The most harrowing reports emerge from the methods of enforcement. On January 5, the demolition squad, backed by police, allegedly met community resistance with a barrage of tear gas. In the cramped, poorly ventilated confines of wooden shacks and canoes, the chemical agent had a concentrated, devastating effect. Reports have surfaced of at least two children, an infant and a toddler, fighting for their lives in intensive care after inhaling the fumes. Social media has been flooded with heartbreaking footage of parents frantically paddling through the lagoon, clutching limp, coughing children, their eyes streaming. These videos, which have garnered thousands of views, provide a visceral counter-narrative to the government’s sterile press releases about “urban planning.”

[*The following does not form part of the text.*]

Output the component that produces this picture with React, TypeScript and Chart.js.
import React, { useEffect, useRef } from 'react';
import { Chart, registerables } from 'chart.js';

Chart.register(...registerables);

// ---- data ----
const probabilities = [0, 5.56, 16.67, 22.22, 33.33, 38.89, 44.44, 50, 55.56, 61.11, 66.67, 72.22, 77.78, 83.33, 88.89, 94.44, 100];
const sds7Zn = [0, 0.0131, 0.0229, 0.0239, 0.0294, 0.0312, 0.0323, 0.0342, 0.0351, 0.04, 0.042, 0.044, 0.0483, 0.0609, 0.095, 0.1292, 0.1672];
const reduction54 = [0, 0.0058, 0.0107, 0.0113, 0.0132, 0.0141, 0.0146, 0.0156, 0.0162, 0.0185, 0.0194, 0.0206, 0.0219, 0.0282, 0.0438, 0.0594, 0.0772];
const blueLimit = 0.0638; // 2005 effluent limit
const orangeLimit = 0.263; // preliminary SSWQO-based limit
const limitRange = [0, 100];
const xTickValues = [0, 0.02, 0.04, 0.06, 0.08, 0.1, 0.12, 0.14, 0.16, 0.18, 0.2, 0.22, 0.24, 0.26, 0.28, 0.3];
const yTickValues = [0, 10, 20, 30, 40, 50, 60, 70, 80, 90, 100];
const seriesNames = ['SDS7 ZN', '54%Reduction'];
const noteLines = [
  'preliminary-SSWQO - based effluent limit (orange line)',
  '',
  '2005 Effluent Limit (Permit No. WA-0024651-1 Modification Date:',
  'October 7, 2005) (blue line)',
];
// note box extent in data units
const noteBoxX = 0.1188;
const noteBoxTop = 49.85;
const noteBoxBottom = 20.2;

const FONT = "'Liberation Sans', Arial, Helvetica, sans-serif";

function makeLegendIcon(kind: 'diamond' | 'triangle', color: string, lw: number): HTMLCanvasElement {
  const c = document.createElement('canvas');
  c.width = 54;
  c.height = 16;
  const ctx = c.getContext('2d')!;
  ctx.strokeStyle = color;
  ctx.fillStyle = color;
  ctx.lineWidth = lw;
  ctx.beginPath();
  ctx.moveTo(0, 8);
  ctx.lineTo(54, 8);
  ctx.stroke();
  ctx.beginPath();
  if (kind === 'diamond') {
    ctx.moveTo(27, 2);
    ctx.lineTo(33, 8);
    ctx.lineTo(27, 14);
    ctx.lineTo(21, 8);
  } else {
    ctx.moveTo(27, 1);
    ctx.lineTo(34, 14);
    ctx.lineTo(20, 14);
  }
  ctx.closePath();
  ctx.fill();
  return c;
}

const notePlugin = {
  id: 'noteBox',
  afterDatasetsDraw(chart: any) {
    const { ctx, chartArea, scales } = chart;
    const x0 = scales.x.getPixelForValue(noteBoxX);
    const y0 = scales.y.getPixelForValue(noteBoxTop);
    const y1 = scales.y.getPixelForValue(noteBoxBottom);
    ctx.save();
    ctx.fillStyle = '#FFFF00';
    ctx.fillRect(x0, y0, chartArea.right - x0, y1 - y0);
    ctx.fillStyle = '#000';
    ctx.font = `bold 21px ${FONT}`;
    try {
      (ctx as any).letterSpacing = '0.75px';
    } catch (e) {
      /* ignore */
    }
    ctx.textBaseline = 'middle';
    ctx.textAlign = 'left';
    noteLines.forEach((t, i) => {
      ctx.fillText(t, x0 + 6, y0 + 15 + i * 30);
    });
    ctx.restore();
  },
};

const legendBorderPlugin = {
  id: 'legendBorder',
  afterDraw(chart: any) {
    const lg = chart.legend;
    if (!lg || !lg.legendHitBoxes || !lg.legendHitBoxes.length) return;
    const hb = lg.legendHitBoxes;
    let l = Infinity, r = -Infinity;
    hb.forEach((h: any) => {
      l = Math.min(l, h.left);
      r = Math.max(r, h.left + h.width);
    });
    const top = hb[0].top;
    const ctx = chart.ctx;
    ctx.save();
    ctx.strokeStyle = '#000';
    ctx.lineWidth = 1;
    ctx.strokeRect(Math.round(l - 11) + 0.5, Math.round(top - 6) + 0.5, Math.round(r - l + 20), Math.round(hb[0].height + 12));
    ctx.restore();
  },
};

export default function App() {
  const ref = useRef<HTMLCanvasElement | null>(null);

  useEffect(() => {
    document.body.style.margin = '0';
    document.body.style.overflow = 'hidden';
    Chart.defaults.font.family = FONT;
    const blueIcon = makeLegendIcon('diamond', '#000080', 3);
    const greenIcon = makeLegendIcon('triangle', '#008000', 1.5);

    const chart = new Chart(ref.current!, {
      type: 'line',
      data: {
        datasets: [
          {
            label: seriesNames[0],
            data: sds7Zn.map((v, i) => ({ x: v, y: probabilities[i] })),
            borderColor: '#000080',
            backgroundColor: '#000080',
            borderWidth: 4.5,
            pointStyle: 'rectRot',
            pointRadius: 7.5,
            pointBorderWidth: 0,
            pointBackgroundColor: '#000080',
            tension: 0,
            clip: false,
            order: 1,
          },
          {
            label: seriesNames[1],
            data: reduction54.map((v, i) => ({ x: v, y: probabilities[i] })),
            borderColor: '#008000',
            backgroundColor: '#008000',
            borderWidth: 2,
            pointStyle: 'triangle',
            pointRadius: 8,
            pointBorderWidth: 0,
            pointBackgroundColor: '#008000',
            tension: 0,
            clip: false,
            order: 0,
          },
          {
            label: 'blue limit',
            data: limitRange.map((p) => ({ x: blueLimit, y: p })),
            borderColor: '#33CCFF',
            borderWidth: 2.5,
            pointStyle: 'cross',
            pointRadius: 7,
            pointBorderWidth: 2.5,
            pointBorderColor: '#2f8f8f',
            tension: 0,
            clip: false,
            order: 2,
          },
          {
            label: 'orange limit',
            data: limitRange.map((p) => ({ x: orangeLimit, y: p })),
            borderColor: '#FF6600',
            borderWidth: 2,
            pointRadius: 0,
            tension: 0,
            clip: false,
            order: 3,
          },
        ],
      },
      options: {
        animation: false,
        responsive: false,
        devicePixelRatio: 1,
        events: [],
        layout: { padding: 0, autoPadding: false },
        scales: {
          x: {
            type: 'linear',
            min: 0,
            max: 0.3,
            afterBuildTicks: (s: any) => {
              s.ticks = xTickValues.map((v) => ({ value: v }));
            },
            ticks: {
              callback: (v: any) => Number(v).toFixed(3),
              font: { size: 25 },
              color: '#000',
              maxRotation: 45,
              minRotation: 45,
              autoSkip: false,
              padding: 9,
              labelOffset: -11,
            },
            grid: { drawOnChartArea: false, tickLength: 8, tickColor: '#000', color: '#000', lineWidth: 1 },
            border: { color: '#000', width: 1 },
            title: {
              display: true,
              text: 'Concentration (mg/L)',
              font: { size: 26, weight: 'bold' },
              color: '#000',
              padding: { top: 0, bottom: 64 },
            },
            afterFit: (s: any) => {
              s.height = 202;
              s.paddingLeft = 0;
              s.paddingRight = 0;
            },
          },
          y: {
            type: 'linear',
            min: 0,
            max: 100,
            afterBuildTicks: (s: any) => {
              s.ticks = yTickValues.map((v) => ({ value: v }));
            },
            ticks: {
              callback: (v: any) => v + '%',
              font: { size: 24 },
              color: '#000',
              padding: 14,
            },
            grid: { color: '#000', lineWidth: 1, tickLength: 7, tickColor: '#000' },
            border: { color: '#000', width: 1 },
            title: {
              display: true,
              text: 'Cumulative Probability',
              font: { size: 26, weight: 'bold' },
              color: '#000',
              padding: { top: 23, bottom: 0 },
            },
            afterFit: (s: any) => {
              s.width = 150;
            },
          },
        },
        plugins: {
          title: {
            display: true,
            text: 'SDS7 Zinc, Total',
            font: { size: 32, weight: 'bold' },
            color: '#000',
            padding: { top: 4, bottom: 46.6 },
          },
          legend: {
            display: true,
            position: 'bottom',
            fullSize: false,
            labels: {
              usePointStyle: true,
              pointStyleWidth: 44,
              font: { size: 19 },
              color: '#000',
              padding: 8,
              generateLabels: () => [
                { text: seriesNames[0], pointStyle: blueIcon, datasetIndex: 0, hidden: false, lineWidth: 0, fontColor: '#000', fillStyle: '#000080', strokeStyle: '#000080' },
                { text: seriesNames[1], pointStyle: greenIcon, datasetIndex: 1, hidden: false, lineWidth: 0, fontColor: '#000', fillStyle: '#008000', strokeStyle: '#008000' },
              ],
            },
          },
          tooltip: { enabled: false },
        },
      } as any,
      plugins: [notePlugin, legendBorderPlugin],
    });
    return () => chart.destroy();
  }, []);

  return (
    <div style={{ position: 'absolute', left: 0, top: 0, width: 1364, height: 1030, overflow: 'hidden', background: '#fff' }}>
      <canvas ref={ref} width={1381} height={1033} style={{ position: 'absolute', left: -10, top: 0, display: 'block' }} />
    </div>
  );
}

This cycle of displacement is far from an isolated incident. For decades, Makoko has existed under the persistent shadow of the bulldozer. From the 2012 evictions that resulted in the tragic death of a local chief to the more recent clearings in Oworonshoki, the Lagos State Government’s playbook has remained grimly consistent. The process typically begins with sudden eviction notices served in a matter of hours or days, flagrantly ignoring the multi-week windows required by international law. This is followed by a total lack of resettlement plans, leaving thousands homeless and forcing entire families to seek refuge in open canoes on the lagoon. Furthermore, the operations often result in total economic ruin for these fishing communities, as the destruction of their homes frequently includes the seizure or wrecking of their boats, their sole means of survival. The humanitarian cost is compounded by the timing. These actions took place during a period of extreme economic hardship in Nigeria, with inflation and rising fuel costs pushing the urban poor to their breaking point. To destroy a home is one thing; to do so with tear gas while families are sleeping in canoes is quite another.

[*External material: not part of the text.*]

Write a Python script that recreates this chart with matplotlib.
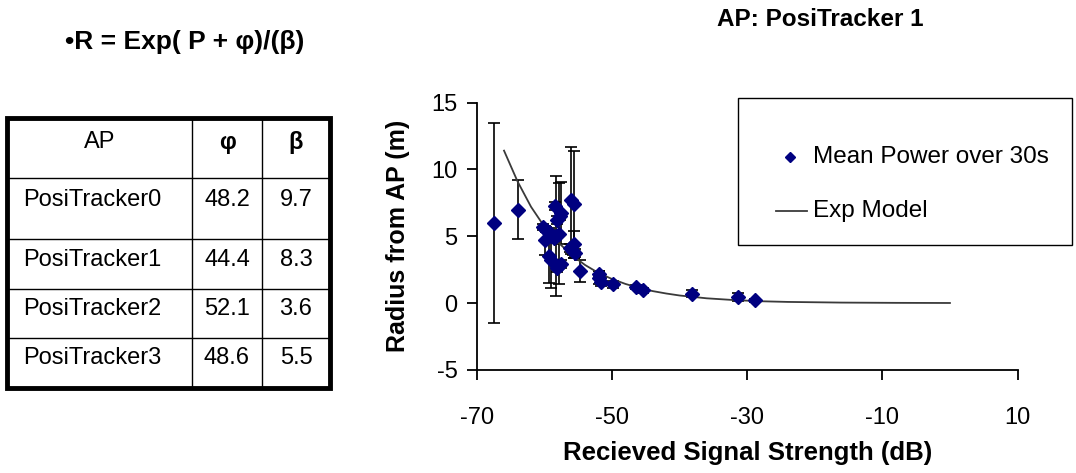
import matplotlib
matplotlib.use("Agg")
import matplotlib.pyplot as plt
from matplotlib.patches import Rectangle

plt.rcParams['font.family'] = ['Liberation Sans', 'DejaVu Sans']

# ---------------- data ----------------
title = "AP: PosiTracker 1"
formula = "•R = Exp( P + φ)/(β)"

table_header = ["AP", "φ", "β"]
ap_names = ["PosiTracker0", "PosiTracker1", "PosiTracker2", "PosiTracker3"]
phi_vals = ["48.2", "44.4", "52.1", "48.6"]
beta_vals = ["9.7", "8.3", "3.6", "5.5"]

rss = [-67.5, -64.0, -60.2, -59.8, -60.0, -59.4, -59.1, -58.6, -59.3, -59.1,
       -58.3, -57.8, -57.5, -58.4, -58.2, -57.7, -58.2, -57.6, -56.1, -55.6,
       -56.2, -55.8, -55.6, -55.5, -54.8, -52.0, -51.9, -51.7, -49.8, -46.5,
       -45.4, -38.2, -31.3, -28.9]
radius = [6.0, 7.0, 5.7, 5.5, 4.7, 5.3, 5.0, 4.9, 3.5, 3.2,
          5.0, 5.2, 6.75, 7.25, 6.25, 6.5, 2.65, 2.9, 7.7, 7.4,
          4.1, 3.9, 4.4, 3.75, 2.4, 2.2, 1.9, 1.6, 1.4, 1.2,
          0.95, 0.7, 0.45, 0.2]
radius_err = [7.5, 2.2, 0.2, 0.2, 1.1, 0.3, 0.3, 0.3, 2.0, 2.1,
              4.5, 3.8, 2.3, 0.3, 0.3, 0.3, 0.3, 0.3, 4.0, 4.0,
              0.3, 0.3, 1.0, 0.3, 0.85, 0.2, 0.5, 0.3, 0.25, 0.15,
              0.2, 0.25, 0.3, 0.1]

model_x = [-66, -64, -62, -60, -58, -56, -54, -52, -50, -48, -46, -44, -42,
           -40, -36, -32, -28, -24, -16, -8, 0]
model_y = [11.4, 9.1, 7.2, 5.7, 4.55, 3.6, 2.85, 2.25, 1.8, 1.43, 1.14, 0.9,
           0.72, 0.57, 0.36, 0.23, 0.14, 0.09, 0.04, 0.02, 0.01]

xticks = [-70, -50, -30, -10, 10]
yticks = [-5, 0, 5, 10, 15]

series_label = "Mean Power over 30s"
model_label = "Exp Model"
xlabel = "Recieved Signal Strength (dB)"
ylabel = "Radius from AP (m)"

# ---------------- figure ----------------
W, H = 1076, 473
fig = plt.figure(figsize=(W / 100, H / 100), dpi=100)
fig.patch.set_facecolor("white")

# overlay in pixel coordinates for table / legend / formula
ov = fig.add_axes([0, 0, 1, 1], zorder=0)
ov.set_xlim(0, W)
ov.set_ylim(H, 0)
ov.axis("off")
ov.patch.set_alpha(0)

ax = fig.add_axes([477 / W, 1 - 370 / H, (1017.5 - 477) / W, (370 - 102.5) / H], zorder=1)
ax.patch.set_alpha(0)

marker_color = "#000080"
ax.errorbar(rss, radius, yerr=radius_err, fmt="none", ecolor="black",
            elinewidth=1.2, capsize=4, capthick=1.2, zorder=2)
ax.plot(model_x, model_y, color="#3a3a3a", lw=1.3, zorder=3)
ax.plot(rss, radius, linestyle="none", marker="D", ms=7,
        color=marker_color, mec=marker_color, zorder=4)

ax.set_xlim(-70, 10)
ax.set_ylim(-5, 15)
ax.set_xticks(xticks)
ax.set_yticks(yticks)
ax.set_xticklabels([str(t) for t in xticks])
ax.set_yticklabels([str(t) for t in yticks])
for s in ["top", "right"]:
    ax.spines[s].set_visible(False)
for s in ["left", "bottom"]:
    ax.spines[s].set_linewidth(1.3)
ax.tick_params(axis="both", direction="out", length=7, width=1.3, labelsize=17)
ax.tick_params(axis="x", pad=20)
ax.tick_params(axis="y", pad=7)
ax.set_xlabel(xlabel, fontsize=18.5, fontweight="bold", labelpad=8)
ax.set_ylabel(ylabel, fontsize=18, fontweight="bold", labelpad=15)

# title
fig.text(820 / W, 1 - 19 / H, title, ha="center", va="center",
         fontsize=17.5, fontweight="bold")

# formula
ov.text(185, 42, formula, ha="center", va="center", fontsize=19, fontweight="bold")

# legend box
ov.add_patch(Rectangle((738, 98), 334, 147, fill=False, ec="black", lw=1.0))
ov.plot([790], [157], linestyle="none", marker="D", ms=5.5,
        color=marker_color, mec=marker_color)
ov.text(813, 157, series_label, ha="left", va="center", fontsize=17.5)
ov.plot([776, 807], [211, 211], color="#3a3a3a", lw=1.3)
ov.text(813, 211, model_label, ha="left", va="center", fontsize=17.5)

# table
tx0, tx1 = 7, 330
ty0, ty1 = 118, 388
col_x = [tx0, 192, 262, tx1]
row_y = [ty0, 178, 239, 289, 338, ty1]
for cx in col_x[1:-1]:
    ov.plot([cx, cx], [ty0, ty1], color="black", lw=1.0)
for ry in row_y[1:-1]:
    ov.plot([tx0, tx1], [ry, ry], color="black", lw=1.0)
ov.add_patch(Rectangle((tx0, ty0), tx1 - tx0, ty1 - ty0, fill=False,
                       ec="black", lw=3.5))

ov.text((col_x[0] + col_x[1]) / 2, 142, table_header[0], ha="center", va="center", fontsize=17)
ov.text((col_x[1] + col_x[2]) / 2, 142, table_header[1], ha="center", va="center",
        fontsize=17, fontweight="bold")
ov.text((col_x[2] + col_x[3]) / 2, 142, table_header[2], ha="center", va="center",
        fontsize=17, fontweight="bold")
text_y = [200, 260, 309, 358]
for i in range(len(ap_names)):
    ov.text(23, text_y[i], ap_names[i], ha="left", va="center", fontsize=17)
    ov.text((col_x[1] + col_x[2]) / 2, text_y[i], phi_vals[i], ha="center", va="center", fontsize=17)
    ov.text((col_x[2] + col_x[3]) / 2, text_y[i], beta_vals[i], ha="center", va="center", fontsize=17)

fig.savefig("out.png", dpi=100)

If Lagos is to truly become a world-class city, it must decide whether its poor are citizens to be protected or obstacles to be cleared. The current strategy of forced eviction without resettlement violates both the Nigerian Constitution and international human rights treaties to which Nigeria is a signatory, such as Article 27 of The Convention on the Rights of the Child (CRC), Article 11(1) of The International Covenant on Economic, Social and Cultural Rights (ICESCR), among others. True urban renewal involves “slum upgrading”, providing sanitation, legal tenure, and safety education, rather than the blunt-force trauma of the bulldozer. Until the state government adopts a more empathetic approach, the “aesthetic outlook” of the waterfront, which officials so desire, will continue to be stained by the tears of its youngest inhabitants.